***** RAW RECORDS *****
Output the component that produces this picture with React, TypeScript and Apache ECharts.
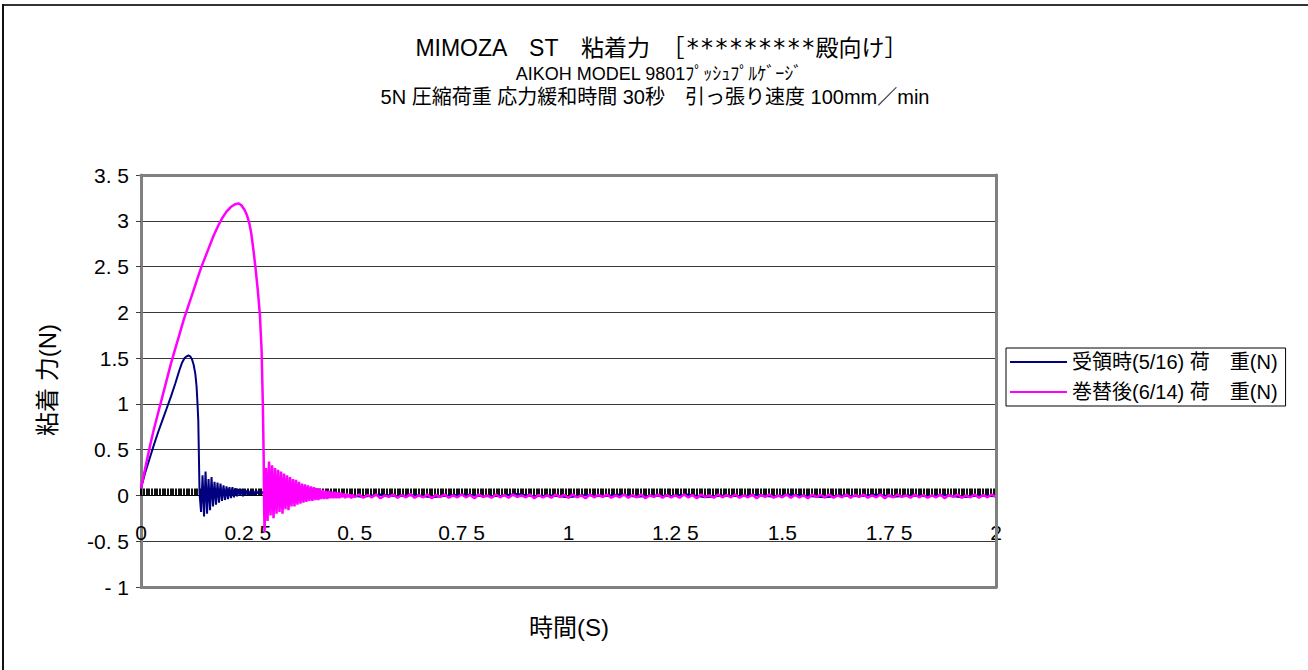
*****
***** RAW RECORDS *****
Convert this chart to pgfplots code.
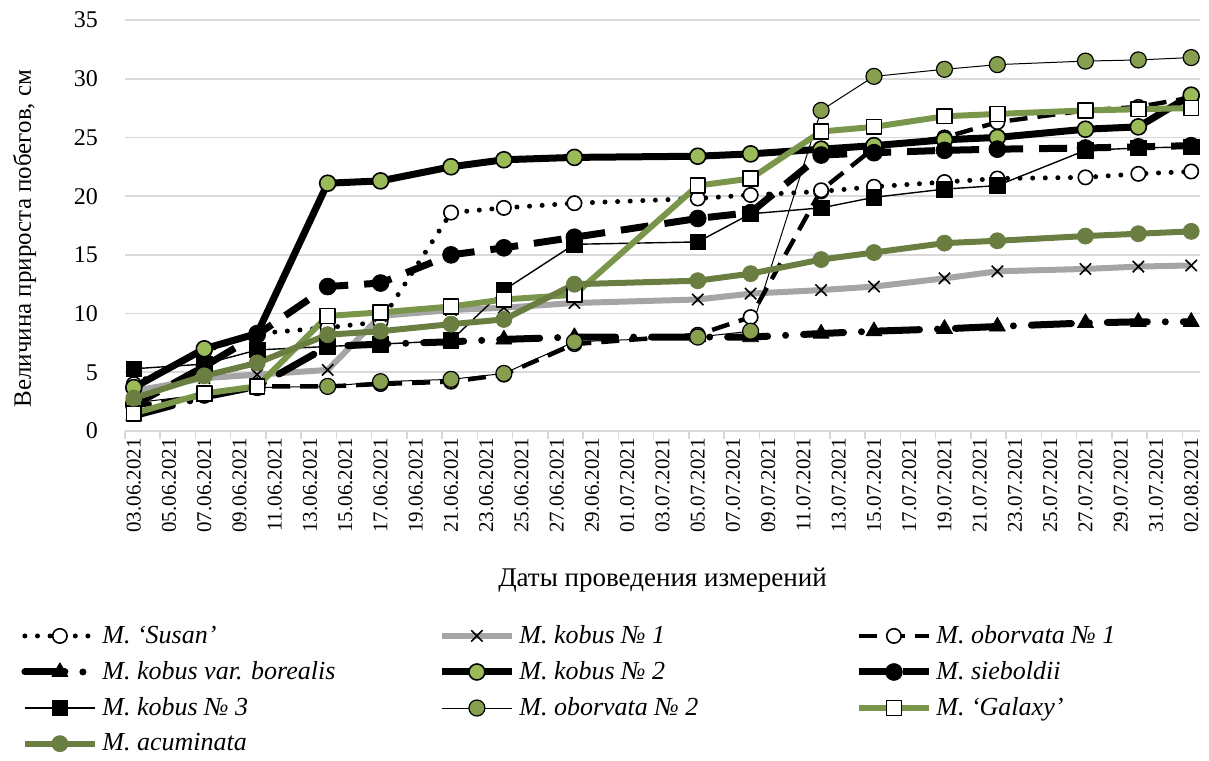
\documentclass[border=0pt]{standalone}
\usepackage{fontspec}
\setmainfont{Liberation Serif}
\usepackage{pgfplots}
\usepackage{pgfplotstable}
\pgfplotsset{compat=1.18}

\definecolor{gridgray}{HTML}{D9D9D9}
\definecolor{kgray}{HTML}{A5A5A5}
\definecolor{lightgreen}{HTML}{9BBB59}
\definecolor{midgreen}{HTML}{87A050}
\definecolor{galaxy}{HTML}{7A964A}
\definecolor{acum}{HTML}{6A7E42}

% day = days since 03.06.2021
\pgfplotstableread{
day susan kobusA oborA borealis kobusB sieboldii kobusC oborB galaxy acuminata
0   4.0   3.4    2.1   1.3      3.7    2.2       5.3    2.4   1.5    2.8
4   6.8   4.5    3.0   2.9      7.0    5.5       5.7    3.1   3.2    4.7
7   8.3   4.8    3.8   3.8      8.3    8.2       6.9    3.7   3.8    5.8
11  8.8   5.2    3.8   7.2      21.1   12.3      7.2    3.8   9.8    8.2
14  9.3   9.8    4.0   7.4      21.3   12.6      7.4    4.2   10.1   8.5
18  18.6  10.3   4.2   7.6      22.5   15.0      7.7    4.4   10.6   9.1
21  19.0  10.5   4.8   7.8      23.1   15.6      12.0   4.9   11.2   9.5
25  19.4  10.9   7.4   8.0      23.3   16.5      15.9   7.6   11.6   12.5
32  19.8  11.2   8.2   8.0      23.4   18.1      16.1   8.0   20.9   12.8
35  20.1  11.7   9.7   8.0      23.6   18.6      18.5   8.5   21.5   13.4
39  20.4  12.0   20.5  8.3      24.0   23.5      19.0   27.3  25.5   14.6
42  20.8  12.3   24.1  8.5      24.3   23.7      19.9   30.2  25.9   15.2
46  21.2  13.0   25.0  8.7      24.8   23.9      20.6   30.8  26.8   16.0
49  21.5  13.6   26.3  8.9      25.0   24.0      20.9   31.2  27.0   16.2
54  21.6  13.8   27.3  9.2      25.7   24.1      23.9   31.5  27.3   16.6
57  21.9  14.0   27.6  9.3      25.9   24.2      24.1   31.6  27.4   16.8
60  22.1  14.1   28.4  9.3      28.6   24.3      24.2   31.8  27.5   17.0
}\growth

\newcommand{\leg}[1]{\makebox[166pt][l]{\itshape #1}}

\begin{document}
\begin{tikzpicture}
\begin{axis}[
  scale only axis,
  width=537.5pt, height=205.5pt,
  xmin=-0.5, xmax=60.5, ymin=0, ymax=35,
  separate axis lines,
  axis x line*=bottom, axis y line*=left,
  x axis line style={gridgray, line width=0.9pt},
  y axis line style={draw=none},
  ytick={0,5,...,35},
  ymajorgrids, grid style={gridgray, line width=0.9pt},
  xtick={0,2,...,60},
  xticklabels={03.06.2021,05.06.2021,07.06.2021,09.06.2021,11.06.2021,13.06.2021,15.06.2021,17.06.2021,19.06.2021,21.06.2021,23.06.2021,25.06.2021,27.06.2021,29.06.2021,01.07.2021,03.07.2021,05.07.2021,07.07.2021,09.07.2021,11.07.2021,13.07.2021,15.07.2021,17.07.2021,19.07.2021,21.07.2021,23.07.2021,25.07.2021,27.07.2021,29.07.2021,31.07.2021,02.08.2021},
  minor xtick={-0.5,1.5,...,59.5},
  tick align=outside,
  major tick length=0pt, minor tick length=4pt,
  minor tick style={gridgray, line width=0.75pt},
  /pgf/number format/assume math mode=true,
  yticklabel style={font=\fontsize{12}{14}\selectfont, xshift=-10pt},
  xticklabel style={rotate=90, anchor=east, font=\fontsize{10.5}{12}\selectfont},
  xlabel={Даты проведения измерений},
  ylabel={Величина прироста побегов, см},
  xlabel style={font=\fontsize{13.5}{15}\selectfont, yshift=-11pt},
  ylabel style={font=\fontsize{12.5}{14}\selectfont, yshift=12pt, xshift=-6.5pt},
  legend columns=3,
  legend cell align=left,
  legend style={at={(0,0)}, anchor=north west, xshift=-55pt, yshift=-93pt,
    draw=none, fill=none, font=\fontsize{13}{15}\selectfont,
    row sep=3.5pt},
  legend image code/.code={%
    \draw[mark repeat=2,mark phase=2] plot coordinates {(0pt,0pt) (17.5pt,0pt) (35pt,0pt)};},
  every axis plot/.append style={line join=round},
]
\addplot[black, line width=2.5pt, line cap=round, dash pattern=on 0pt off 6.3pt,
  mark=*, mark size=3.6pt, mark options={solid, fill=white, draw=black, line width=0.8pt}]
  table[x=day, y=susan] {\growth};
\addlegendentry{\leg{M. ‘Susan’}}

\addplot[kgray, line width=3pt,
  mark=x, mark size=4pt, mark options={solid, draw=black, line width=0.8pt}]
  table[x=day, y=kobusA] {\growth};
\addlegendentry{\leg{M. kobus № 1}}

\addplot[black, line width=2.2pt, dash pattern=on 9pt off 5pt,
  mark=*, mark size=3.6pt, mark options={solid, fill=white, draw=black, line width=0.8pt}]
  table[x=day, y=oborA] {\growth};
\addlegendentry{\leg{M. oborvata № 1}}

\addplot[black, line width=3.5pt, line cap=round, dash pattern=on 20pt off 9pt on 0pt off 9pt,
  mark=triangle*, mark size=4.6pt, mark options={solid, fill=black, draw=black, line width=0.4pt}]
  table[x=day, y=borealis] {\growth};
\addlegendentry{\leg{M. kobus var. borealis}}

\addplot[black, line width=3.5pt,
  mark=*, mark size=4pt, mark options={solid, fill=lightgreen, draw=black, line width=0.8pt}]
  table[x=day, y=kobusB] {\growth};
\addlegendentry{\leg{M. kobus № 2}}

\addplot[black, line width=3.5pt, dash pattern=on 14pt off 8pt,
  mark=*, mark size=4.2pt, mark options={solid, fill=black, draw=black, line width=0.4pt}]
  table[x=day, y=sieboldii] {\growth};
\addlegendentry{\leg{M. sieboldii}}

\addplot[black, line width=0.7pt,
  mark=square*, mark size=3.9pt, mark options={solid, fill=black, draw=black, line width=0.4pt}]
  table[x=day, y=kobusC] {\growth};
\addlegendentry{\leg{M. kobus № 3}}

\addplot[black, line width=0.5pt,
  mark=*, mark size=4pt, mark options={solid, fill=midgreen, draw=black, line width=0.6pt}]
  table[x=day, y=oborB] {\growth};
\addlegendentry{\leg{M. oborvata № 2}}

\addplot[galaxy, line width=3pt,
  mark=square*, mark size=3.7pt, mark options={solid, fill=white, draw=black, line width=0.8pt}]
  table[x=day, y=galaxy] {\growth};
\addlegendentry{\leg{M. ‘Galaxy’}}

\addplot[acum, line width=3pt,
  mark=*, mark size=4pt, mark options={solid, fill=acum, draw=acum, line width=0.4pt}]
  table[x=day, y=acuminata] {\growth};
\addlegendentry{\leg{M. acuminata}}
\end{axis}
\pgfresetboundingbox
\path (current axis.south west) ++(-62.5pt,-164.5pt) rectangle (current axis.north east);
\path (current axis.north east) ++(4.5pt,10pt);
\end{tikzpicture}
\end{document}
*****
***** RAW RECORDS *****
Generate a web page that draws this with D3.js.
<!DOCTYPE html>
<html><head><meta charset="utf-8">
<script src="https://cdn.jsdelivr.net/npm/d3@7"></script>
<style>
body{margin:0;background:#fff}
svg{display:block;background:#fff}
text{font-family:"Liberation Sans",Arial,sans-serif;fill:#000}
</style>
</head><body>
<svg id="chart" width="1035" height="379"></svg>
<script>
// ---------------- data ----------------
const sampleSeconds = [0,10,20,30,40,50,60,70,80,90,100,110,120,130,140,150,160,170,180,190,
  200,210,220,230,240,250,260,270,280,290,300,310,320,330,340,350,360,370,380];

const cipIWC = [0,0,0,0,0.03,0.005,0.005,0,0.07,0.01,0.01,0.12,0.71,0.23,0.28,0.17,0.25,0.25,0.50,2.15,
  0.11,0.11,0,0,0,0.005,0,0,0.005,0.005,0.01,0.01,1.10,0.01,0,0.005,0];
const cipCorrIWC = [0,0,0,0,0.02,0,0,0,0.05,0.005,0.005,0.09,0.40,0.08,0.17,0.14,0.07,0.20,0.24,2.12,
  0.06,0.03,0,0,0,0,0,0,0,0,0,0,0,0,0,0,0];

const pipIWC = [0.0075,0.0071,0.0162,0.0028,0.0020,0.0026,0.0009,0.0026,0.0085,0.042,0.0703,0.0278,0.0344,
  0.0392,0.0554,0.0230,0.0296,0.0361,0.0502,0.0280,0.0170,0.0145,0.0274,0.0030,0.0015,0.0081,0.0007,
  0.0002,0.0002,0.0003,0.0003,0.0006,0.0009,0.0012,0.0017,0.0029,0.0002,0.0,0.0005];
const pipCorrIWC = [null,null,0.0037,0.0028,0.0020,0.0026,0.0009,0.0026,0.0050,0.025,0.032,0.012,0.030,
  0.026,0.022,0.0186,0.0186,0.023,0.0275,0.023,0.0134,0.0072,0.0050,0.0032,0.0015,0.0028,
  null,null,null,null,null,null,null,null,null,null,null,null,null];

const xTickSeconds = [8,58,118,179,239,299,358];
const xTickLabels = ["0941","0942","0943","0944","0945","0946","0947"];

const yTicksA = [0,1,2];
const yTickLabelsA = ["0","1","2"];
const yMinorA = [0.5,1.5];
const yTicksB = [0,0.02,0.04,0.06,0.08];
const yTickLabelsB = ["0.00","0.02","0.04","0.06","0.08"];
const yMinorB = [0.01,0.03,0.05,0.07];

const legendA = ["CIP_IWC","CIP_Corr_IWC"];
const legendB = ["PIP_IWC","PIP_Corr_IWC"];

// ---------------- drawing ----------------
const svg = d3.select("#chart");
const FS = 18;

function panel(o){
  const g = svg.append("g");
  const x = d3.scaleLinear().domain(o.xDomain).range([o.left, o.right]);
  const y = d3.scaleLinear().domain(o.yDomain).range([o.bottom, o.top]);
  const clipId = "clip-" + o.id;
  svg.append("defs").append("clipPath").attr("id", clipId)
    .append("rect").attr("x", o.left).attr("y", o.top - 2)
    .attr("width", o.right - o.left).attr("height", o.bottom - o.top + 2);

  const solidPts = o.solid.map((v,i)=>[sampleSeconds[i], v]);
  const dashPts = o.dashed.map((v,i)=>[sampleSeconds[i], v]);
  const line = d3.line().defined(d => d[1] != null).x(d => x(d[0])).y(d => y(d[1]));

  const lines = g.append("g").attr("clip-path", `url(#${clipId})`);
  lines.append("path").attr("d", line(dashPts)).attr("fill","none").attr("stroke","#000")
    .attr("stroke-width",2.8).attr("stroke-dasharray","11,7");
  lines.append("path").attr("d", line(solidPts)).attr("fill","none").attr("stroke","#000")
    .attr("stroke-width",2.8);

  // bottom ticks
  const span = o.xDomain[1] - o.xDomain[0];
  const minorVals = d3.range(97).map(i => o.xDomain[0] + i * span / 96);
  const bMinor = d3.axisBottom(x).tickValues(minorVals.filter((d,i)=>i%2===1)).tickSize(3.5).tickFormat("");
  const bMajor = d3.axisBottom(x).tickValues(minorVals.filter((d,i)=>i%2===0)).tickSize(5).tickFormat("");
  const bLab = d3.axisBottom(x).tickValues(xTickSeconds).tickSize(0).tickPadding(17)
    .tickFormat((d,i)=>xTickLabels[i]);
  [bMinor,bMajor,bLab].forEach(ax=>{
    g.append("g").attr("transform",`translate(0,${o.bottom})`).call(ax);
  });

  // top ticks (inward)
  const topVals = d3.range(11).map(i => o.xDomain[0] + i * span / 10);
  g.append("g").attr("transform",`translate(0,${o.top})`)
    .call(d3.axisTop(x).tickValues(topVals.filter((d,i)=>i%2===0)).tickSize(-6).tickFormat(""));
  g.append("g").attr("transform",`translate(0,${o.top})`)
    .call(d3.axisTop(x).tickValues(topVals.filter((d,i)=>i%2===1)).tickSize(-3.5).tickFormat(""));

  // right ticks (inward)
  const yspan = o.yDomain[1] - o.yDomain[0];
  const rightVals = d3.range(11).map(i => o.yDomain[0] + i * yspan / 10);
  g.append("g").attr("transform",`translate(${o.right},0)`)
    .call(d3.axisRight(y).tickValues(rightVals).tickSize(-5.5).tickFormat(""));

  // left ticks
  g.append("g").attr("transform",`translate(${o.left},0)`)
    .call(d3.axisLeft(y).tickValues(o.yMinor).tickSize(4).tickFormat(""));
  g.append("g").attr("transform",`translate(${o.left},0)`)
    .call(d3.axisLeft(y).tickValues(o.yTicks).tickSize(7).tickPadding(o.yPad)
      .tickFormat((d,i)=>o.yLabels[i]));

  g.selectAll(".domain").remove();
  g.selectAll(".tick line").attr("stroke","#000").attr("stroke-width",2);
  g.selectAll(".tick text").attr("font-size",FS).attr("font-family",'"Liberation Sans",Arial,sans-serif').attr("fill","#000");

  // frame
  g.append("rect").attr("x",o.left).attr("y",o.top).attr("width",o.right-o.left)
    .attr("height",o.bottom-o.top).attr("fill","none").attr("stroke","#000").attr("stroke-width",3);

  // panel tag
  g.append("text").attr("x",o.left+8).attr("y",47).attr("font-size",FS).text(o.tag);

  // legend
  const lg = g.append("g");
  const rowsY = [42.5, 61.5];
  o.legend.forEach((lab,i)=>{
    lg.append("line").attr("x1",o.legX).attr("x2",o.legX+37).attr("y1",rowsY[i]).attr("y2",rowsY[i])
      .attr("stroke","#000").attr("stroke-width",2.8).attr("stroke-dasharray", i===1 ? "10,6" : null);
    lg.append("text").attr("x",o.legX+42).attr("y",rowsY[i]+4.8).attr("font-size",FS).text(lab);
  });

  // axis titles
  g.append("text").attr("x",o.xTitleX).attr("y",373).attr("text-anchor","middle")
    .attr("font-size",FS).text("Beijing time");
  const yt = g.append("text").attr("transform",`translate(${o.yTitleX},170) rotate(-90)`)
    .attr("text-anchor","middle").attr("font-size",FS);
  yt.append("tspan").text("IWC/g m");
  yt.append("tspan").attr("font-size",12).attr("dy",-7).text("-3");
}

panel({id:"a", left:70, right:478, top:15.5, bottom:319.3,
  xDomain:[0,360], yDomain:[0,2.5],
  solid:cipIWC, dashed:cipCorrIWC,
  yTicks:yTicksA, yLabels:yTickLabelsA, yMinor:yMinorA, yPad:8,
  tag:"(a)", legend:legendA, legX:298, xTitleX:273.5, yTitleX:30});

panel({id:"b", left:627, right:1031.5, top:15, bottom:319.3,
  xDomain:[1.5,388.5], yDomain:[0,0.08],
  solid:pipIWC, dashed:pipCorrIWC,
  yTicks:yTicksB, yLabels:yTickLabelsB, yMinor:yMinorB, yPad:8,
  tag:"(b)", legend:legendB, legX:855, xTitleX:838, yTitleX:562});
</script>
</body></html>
*****
[EXERCISE PROMPT]
All lines that include "with" are to be gathered and copied.

[WRITTEN SOLUTION]
Output the component that produces this picture with React, TypeScript and Apache ECharts.
Generate a web page that draws this with D3.js.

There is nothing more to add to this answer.